First: anyone who wants to see our prints can contact me and Paula and can visit us here at our home/studio. For those near Chicago, as one fellow is: We will soon be photographing in Chicago for a month. Get in touch with us and you can come into the city to look at prints. We will have over 300 of our prints with us. A rainy day, or a very gray day would be best, as those days we will not be working.
Now to try to answer Ray Rogers:
He wrote: "It would seem that a difference that can only be seen in direct comparison, side by side, is a rather small one, and not one that would make you want to write a letter home to mother about.
I am not trying to say you are wrong, just that I and perhaps others cannot (yet?) see what you are looking at!
Glow?
Sounds like love to me!"
Alfred Stieglitz once said:
"If you place the imperfect next to the perfect, people will see the difference between the one and the other. But if you offer the imperfect alone, people are only too apt to be satisfied by it." from Introduction to an American Seer by Dorothy Norman. (This is not the big Dorothy Norman book, but a smaller book published in 1960.)
If you were not a musician, or not even very musical, and weeks apart, you heard for the first time, music by, say, Telemann and Vivaldi, you might think it was pretty much the same music. But if you heard them one after the other, hopefully you would immediately know that the works were written by different composers.
The difference between a print on silver chloride paper and a print from the same negative on enlarging paper is a huge one. (Sometimes it can be a small difference, but usually there is a very great difference.) I was a good printer before I used Azo, but one year I reprinted all of my pre-Azo negatives onto Azo paper. The difference, for most of them. was astounding. In a few cases, one would have thought that different negatives were used. If long scale prints and endless glowing mid-tones are what someone is after, and if they have the opportunity to make contact prints, in my mind they have to be very uncaring not to make their prints on silver chloride paper.
I'll make this offer to Ray Rogers and to all of the other skeptics: Send me a negative to print on silver chloride paper along with the best print you could make of it on enlarging paper, and I will make a print on silver chloride paper and send it back to you.
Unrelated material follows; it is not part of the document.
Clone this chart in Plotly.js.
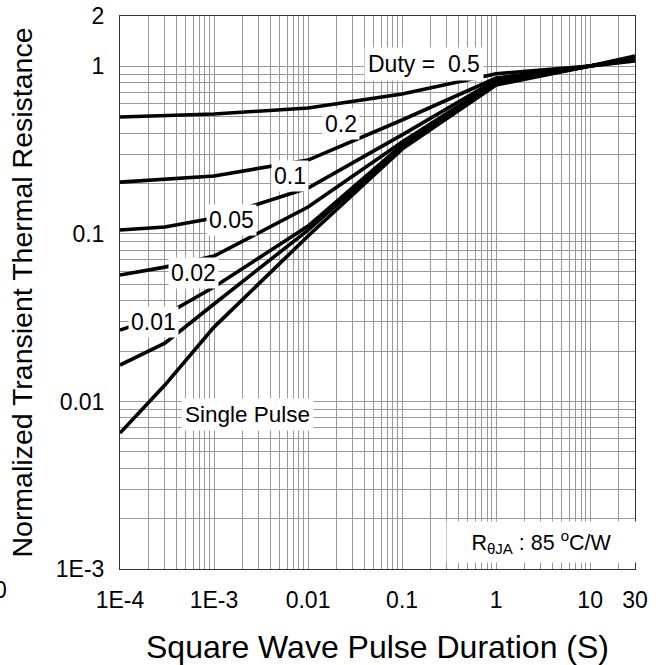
<!DOCTYPE html>
<html>
<head>
<meta charset="utf-8">
<script src="https://cdn.plot.ly/plotly-3.0.1.min.js"></script>
<style>html,body{margin:0;padding:0;background:#fff;}#chart{width:661px;height:665px;}</style>
</head>
<body>
<div id="chart"></div>
<script>
// Pulse durations (s)
const tA = [1e-4, 1e-3, 0.01, 0.1, 1, 10, 30];
const tB = [1e-4, 3e-4, 1e-3, 0.01, 0.1, 1, 10, 30];
// Normalized transient thermal resistance
const duty05 = [0.499, 0.520, 0.565, 0.684, 0.905, 1.006, 1.154];
const duty02 = [0.204, 0.222, 0.276, 0.479, 0.853, 1.006, 1.138];
const duty01 = [0.1055, 0.110, 0.1245, 0.188, 0.390, 0.830, 1.006, 1.123];
const duty005 = [0.0569, 0.0634, 0.0738, 0.1448, 0.354, 0.807, 1.006, 1.107];
const duty002 = [0.0267, 0.0328, 0.0482, 0.1115, 0.340, 0.796, 1.006, 1.092];
const duty001 = [0.0165, 0.0223, 0.0382, 0.1055, 0.330, 0.785, 1.006, 1.092];
const single = [0.00648, 0.01253, 0.0278, 0.0972, 0.321, 0.774, 1.006, 1.077];

const xTickVals = [1e-4, 1e-3, 0.01, 0.1, 1, 10, 30];
const xTickText = ["1E-4", "1E-3", "0.01", "0.1", "1", "10", "30"];
const yTickVals = [1e-3, 0.01, 0.1, 1, 2];
const yTickText = ["1E-3", "0.01", "0.1", "1", "2"];

function minorVals(lo, hi) {
  const out = [];
  for (let d = lo; d <= hi; d++) {
    for (let k = 2; k <= 9; k++) out.push(k * Math.pow(10, d));
  }
  return out;
}

const series = [
  [tA, duty05], [tA, duty02], [tB, duty01], [tB, duty005],
  [tB, duty002], [tB, duty001], [tB, single]
];
const traces = series.map(s => ({
  x: s[0], y: s[1], type: 'scatter', mode: 'lines',
  line: {color: '#000', width: 3.6}, hoverinfo: 'skip', showlegend: false
}));

const FONT = 'Arial, "Liberation Sans", sans-serif';
const gridColor = '#999';

function lbl(text, x, y, extra) {
  return Object.assign({
    text: text, xref: 'paper', yref: 'paper', x: x, y: y,
    xanchor: 'center', yanchor: 'middle', showarrow: false,
    bgcolor: '#fff', borderpad: 2,
    font: {family: FONT, size: 23, color: '#000'}
  }, extra || {});
}

const layout = {
  width: 661, height: 665,
  margin: {l: 120, r: 26, t: 16, b: 96},
  paper_bgcolor: '#fff', plot_bgcolor: '#fff',
  showlegend: false,
  xaxis: {
    type: 'log', range: [-4, Math.log10(30)],
    tickmode: 'array', tickvals: xTickVals, ticktext: xTickText,
    showgrid: true, gridcolor: gridColor, gridwidth: 1,
    minor: {tickmode: 'array', tickvals: minorVals(-4, 1), showgrid: true, gridcolor: gridColor, gridwidth: 1, ticks: ''},
    ticks: '', ticklabelstandoff: 10,
    showline: true, mirror: true, linecolor: '#333', linewidth: 1,
    zeroline: false,
    tickfont: {family: FONT, size: 23, color: '#000'},
    title: {text: 'Square Wave Pulse Duration (S)', font: {family: FONT, size: 32, color: '#000'}, standoff: 28}
  },
  yaxis: {
    type: 'log', range: [-3, Math.log10(2)],
    tickmode: 'array', tickvals: yTickVals, ticktext: yTickText,
    showgrid: true, gridcolor: gridColor, gridwidth: 1,
    minor: {tickmode: 'array', tickvals: minorVals(-3, 0), showgrid: true, gridcolor: gridColor, gridwidth: 1, ticks: ''},
    ticks: '', ticklabelstandoff: 10,
    showline: true, mirror: true, linecolor: '#333', linewidth: 1,
    zeroline: false,
    tickfont: {family: FONT, size: 23, color: '#000'},
    title: {text: 'Normalized Transient Thermal Resistance', font: {family: FONT, size: 28.5, color: '#000'}, standoff: 14}
  },
  annotations: [
    lbl('Duty = \u00a00.5', 0.590, 0.913, {borderpad: 3, font: {family: FONT, size: 23, color: '#000'}}),
    lbl('0.2', 0.429, 0.805),
    lbl('0.1', 0.330, 0.711),
    lbl('0.05', 0.2165, 0.631),
    lbl('0.02', 0.1427, 0.535),
    lbl('0.01', 0.065, 0.4467),
    lbl('Single Pulse', 0.2485, 0.2785, {borderpad: 3, font: {family: FONT, size: 22.5, color: '#000'}}),
    lbl('R<sub>θJA</sub> : 85 <sup>o</sup>C/W', 0.8175, 0.0497, {width: 185, height: 36, font: {family: FONT, size: 21.5, color: '#000'}}),
    {text: '0', xref: 'paper', yref: 'paper', x: -0.232, y: -0.038, xanchor: 'center', yanchor: 'middle',
     showarrow: false, font: {family: FONT, size: 23, color: '#000'}}
  ]
};

Plotly.newPlot('chart', traces, layout, {staticPlot: true, displayModeBar: false});
</script>
</body>
</html>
In our Vision and Technique workshops Paula and I ask people to bring their most difficult negatives and I print them. That is to demonstrate an approach to printing. This is something different. Send a negative that you could get a good print from fairly easily. I may not do all the dodging and burning you would do (but then again, depending on the print, I may). I will be printing it to show you the tonal quality of silver chloride paper. I will not archivally process the print, nor will I tone it unless for some reason the color seems "off" (which is highly unlikely). Include return postage. Hold off doing this until we have the new Lodima paper. Send a negative that prints on grade 2, as that is the only paper I will have for a while. if you send a negative with the wrong tonal scale I will not try to print it, as a grade 2 paper will not properly print a negative that needs either grade 1 or grade 3 or 4. Now, there is a little leeway on this, so your print does not have to be dead on, but I hope you understand what I mean here.
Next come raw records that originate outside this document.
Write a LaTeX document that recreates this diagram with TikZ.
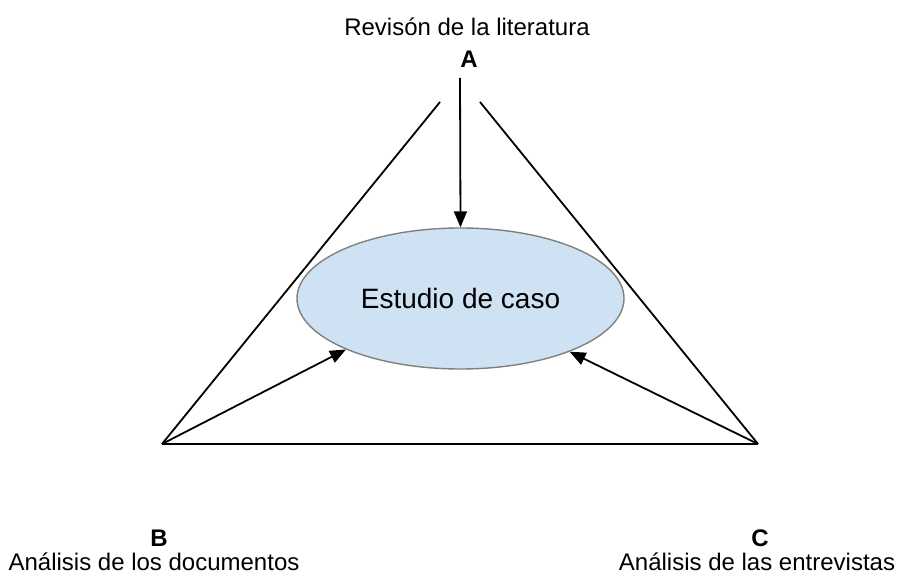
\documentclass[tikz,border=0pt]{standalone}
\usepackage{fontspec}
\setmainfont{Liberation Sans}
\usetikzlibrary{shapes.geometric,arrows.meta}
\definecolor{casofill}{HTML}{CFE2F3}
\definecolor{casoline}{HTML}{808080}
\begin{document}
\begin{tikzpicture}[x=0.5pt,y=-0.5pt,
	lado/.style={line width=0.9pt},
	flecha/.style={line width=0.9pt,-{Triangle[length=8pt,width=6.5pt]}},
	texto/.style={anchor=base,inner sep=0pt,font=\fontsize{12}{14}\selectfont},
	letra/.style={texto,font=\fontsize{12}{14}\selectfont\bfseries}]
			\useasboundingbox (0,0) rectangle (898,581);
			\coordinate (bl) at (162,444);
			\coordinate (br) at (758,444);
			\coordinate (tl) at (440,102);
			\coordinate (tr) at (480,102);
			\coordinate (apex) at (460,78);
			\draw[lado] (bl)--(tl);
			\draw[lado] (br)--(tr);
			\draw[lado] (bl)--(br);
			\node[ellipse,draw=casoline,fill=casofill,line width=0.7pt,inner sep=0pt,minimum width=163.5pt,minimum height=70.5pt,font=\fontsize{14}{16}\selectfont] (caso) at (460.5,298.5) {Estudio de caso};
			\node[texto] (rev) at (467,36) {Revisón de la literatura};
			\node[letra] (A) at (469,68) {A};
			\node[letra] (B) at (159,546) {B};
			\node[texto] (doc) at (154,570) {Análisis de los documentos};
			\node[letra] (C) at (760,546) {C};
			\node[texto] (ent) at (757,570) {Análisis de las entrevistas};
			\draw[flecha] (apex)--(caso.north);
			\draw[flecha] (bl)--(caso.204);
			\draw[flecha] (br)--(caso.334);
			\end{tikzpicture}
\end{document}
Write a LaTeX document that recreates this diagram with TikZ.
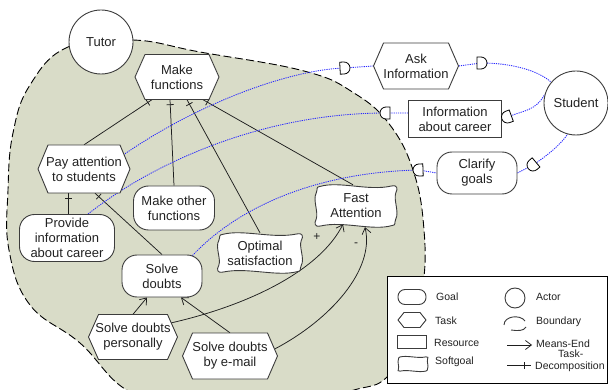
\documentclass[tikz,border=0pt]{standalone}
\usepackage{fontspec}
\setmainfont{Liberation Sans}
\usetikzlibrary{arrows.meta,decorations.markings,calc}
\definecolor{bfill}{RGB}{217,220,200}
\definecolor{edgec}{RGB}{60,60,60}
\definecolor{linkc}{RGB}{30,30,30}
\definecolor{depc}{RGB}{40,40,255}
\definecolor{txtc}{RGB}{34,34,34}
\pgfdeclarelayer{bg}
\pgfsetlayers{bg,main}
\newcommand\hexpath[5]{\draw[shapeline] (#1-#3/2,#2) -- (#1-#3/2+#5,#2-#4/2) -- (#1+#3/2-#5,#2-#4/2) -- (#1+#3/2,#2) -- (#1+#3/2-#5,#2+#4/2) -- (#1-#3/2+#5,#2+#4/2) -- cycle;}
\newcommand\sgpath[4]{\draw[shapeline, shift={(#1,#2)}, xscale=#3/2, yscale=#4/2]
 (-0.88,-0.93) .. controls (-0.4,-1.2) and (0.3,-0.7) .. (0.86,-0.95)
 .. controls (1.02,-1.02) and (1.02,-0.82) .. (0.97,-0.62)
 .. controls (0.91,-0.3) and (1.06,0.3) .. (0.97,0.62)
 .. controls (0.93,0.80) and (0.98,0.92) .. (0.88,0.93)
 .. controls (0.4,1.2) and (-0.3,0.7) .. (-0.86,0.95)
 .. controls (-1.02,1.02) and (-1.02,0.82) .. (-0.97,0.62)
 .. controls (-0.91,0.3) and (-1.06,-0.3) .. (-0.97,-0.62)
 .. controls (-0.93,-0.80) and (-0.98,-0.92) .. (-0.88,-0.93) -- cycle;}
\newcommand\tasknode[6]{\hexpath{#2}{#3}{#4}{#5}{10}\node[txt, minimum width=#4, minimum height=#5] (#1) at (#2,#3) {#6};}
\newcommand\softnode[6]{\sgpath{#2}{#3}{#4}{#5}\node[txt, minimum width=#4, minimum height=#5] (#1) at (#2,#3) {#6};}
\tikzset{
 txt/.style={inner sep=0pt, align=center, text=txtc, font=\fontsize{13}{15}\selectfont},
 shapeline/.style={draw=edgec, line width=0.9pt, fill=white},
 goal/.style={txt, shapeline, rounded corners=15pt},
 resource/.style={txt, shapeline},
 actor/.style={txt, shapeline, circle},
 boundary/.style={fill=bfill, draw=black, line width=0.9pt, dash pattern=on 8pt off 3.5pt},
 linkline/.style={draw=linkc, line width=0.75pt},
 dec/.style={linkline, postaction={decorate}, decoration={markings, mark=at position -5pt with {\draw[linkc, line width=0.8pt] (0pt,-3.5pt) -- (0pt,3.5pt);}}},
 ldec/.style={linkline, postaction={decorate}, decoration={markings, mark=at position -7pt with {\draw[linkc, line width=0.8pt] (0pt,-3.5pt) -- (0pt,3.5pt);}}},
 me/.style={linkline, -{Straight Barb[length=6pt,width=9pt]}},
 dep/.style={draw=depc, line width=0.85pt, dash pattern=on 1.2pt off 1pt},
 dmarkline/.style={draw=black, line width=0.8pt, fill=white},
 dmark/.pic={\draw[dmarkline] (-4,-6) -- (0,-6) arc[start angle=-90,end angle=90,radius=6] -- (-4,6) -- cycle;},
 lbl/.style={inner sep=0pt, text=txtc, font=\fontsize{10.5}{12}\selectfont},
 sign/.style={inner sep=0pt, text=txtc, font=\fontsize{12}{12}\selectfont},
}
\begin{document}
\begin{tikzpicture}[x=1pt,y=-1pt]
\useasboundingbox (0,0) rectangle (608,390);
\begin{pgfonlayer}{bg}
\fill[white] (0,0) rectangle (608,390);
\begin{scope}
\clip (0,0) rectangle (608,390);
\draw[boundary] plot[smooth cycle, tension=0.7] coordinates {(68,47) (133,40) (200,52) (304,71) (354,93) (390,125) (414,173) (424,230) (423,285) (410,335) (387,377) (354,390) (300,402) (200,408) (130,392) (80,343) (30,305) (9,250) (8,190) (13,133) (30,85)};
\end{scope}
\end{pgfonlayer}

% tasks
\tasknode{mf}{177}{77}{84}{45}{Make\\functions}
\tasknode{pay}{84}{169}{92}{48}{Pay attention\\to students}
\tasknode{ask}{416}{66}{85}{46}{Ask\\Information}
\tasknode{sdp}{133}{337}{89}{45}{Solve doubts\\personally}
\tasknode{sde}{230}{356}{95}{46}{Solve doubts\\by e-mail}
% resource, goals
\node[resource, minimum width=93, minimum height=37] (info) at (455,119) {Information\\about career};
\node[goal, minimum width=80, minimum height=42] (clar) at (477,173) {Clarify\\goals};
\node[goal, minimum width=81, minimum height=44] (mof) at (174,208) {Make other\\functions};
\node[goal, minimum width=95, minimum height=47] (prov) at (67,238) {Provide\\information\\about career};
\node[goal, minimum width=80, minimum height=42] (sd) at (162,276) {Solve\\doubts};
% softgoals
\softnode{opt}{260}{253}{85}{40}{Optimal\\satisfaction}
\softnode{fa}{356}{206}{82}{42}{Fast\\Attention}
% actors
\node[actor, minimum size=64] (tutor) at (101,42) {Tutor};
\node[actor, minimum size=64] (student) at (576,103) {Student};

\coordinate (dA1) at (344,68);
\coordinate (dA2) at (481,63);
\coordinate (dI1) at (386,113);
\coordinate (dI2) at (507.5,117);
\coordinate (dC1) at (419,170);
\coordinate (dC2) at (533,165);

\begin{pgfonlayer}{bg}
\draw[dec] (pay.north) -- ($(mf.south)+(-25,0)$);
\draw[dec] (mof.north) -- ($(mf.south)+(-7,0)$);
\draw[dec] (opt.north) -- ($(mf.south)+(10,0)$);
\draw[dec] ($(fa.north)+(-3,0)$) -- ($(mf.south)+(26,0)$);
\draw[dec] ($(prov.north)+(1,0)$) -- ($(pay.south)+(-16,0)$);
\draw[dec] (sd.north) -- ($(pay.south)+(11,0)$);
\draw[me] (sdp.north) -- ($(sd.south)+(-15,0)$);
\draw[me] (sde.north) -- ($(sd.south)+(19,0)$);
\draw[me] ($(sdp.east)+(-7,-14)$) .. controls (250,305) and (320,270) .. ($(fa.south)+(-13,-3)$);
\draw[me] ($(sde.east)+(-3,-7)$) .. controls (330,320) and (375,270) .. ($(fa.south)+(9,0)$);
\draw[dep] ($(pay.east)+(-7,-14)$) .. controls (200,102) and (290,70) .. (dA1) -- (ask.west);
\draw[dep] (ask.east) -- (dA2) .. controls (515,63) and (540,72) .. (student.140);
\draw[dep] ($(prov.north)+(21,0)$) .. controls (150,165) and (260,113) .. (dI1) -- ($(info.west)+(0,-6)$);
\draw[dep] (info.east) -- (dI2) .. controls (525,110) and (535,111) .. (student.165);
\draw[dep] ($(sd.north east)+(-10,1)$) .. controls (240,205) and (320,172) .. (dC1) -- (clar.west);
\draw[dep] (clar.east) -- (dC2) .. controls (548,155) and (560,145) .. (student.255);
\end{pgfonlayer}

\node[sign] (plus) at (317,237) {+};
\node[sign] (minus) at (356,245) {-};

\pic[rotate=3] at (dA1) {dmark};
\pic at (dA2) {dmark};
\pic[rotate=180] at (dI1) {dmark};
\pic[rotate=200] at (dI2) {dmark};
\pic[rotate=182] at (dC1) {dmark};
\pic[rotate=220] at (dC2) {dmark};

% legend
\node[draw=black, line width=1pt, fill=white, minimum width=220, minimum height=106, inner sep=0] (legend) at (497,330) {};
\node[shapeline, rounded corners=7pt, minimum width=28, minimum height=15, inner sep=0] (lgoal) at (412,297) {};
\hexpath{412}{320}{28}{15}{6}
\node[shapeline, minimum width=29, minimum height=13, inner sep=0] (lres) at (412,342) {};
\sgpath{413}{364}{30}{15}
\node[shapeline, circle, minimum size=20, inner sep=0] (lact) at (515,298) {};
\draw[edgec, line width=0.9pt] (504,325) .. controls (504,316) and (520,314) .. (525,321);
\draw[edgec, line width=0.9pt] (511,330) .. controls (518,331) and (524,331) .. (526,327);
\coordinate (me1) at (507,345);
\coordinate (me2) at (532,345);
\draw[me] (me1) -- (me2);
\coordinate (td1) at (507,365);
\coordinate (td2) at (531,365);
\draw[ldec] (td1) -- (td2);
\node[lbl, anchor=west] (lgoalt) at (436,297) {Goal};
\node[lbl, anchor=west] (ltaskt) at (435,321) {Task};
\node[lbl, anchor=west] (lrest) at (434,343) {Resource};
\node[lbl, anchor=west] (lsoftt) at (435,362) {Softgoal};
\node[lbl, anchor=west] (lactt) at (536,297) {Actor};
\node[lbl, anchor=west] (lbndt) at (536,322) {Boundary};
\node[lbl, anchor=west] (lmet) at (536,344) {Means-End};
\node[lbl, anchor=west] (ltd1) at (558,354) {Task-};
\node[lbl, anchor=west] (ltd2) at (535,367) {Decomposition};
\end{tikzpicture}
\end{document}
I am not a "technical" person, have never owned a densitometer, etc.. I go by what I see. I don't like anything technical about photography. Silver chloride paper not only has the best tones of any paper, but it is the easiest paper to print on--the least technical.
Just yesterday, a photographer whose work we have published in one of our Lodima Press Portfolio Books came here so I could print one of his negatives. He had never used a silver chloride paper. He was blown away by how easy everything was. He used to spend two or three days making a few prints from one negatives. I had it nailed in far less than an hour. Partly my skill, but mostly it is the paper and the Amidol.
So yes, the magic is in silver chloride paper. if it were not, Paula and I certainly would not have gone to all the trouble we have gone to, and would not have spent part of a couple years of our lives trying to get the new paper made.
Frederick Evans gave up photography when commercially made platinum paper was discontinued. I might give it up if there were no more silver chloride paper.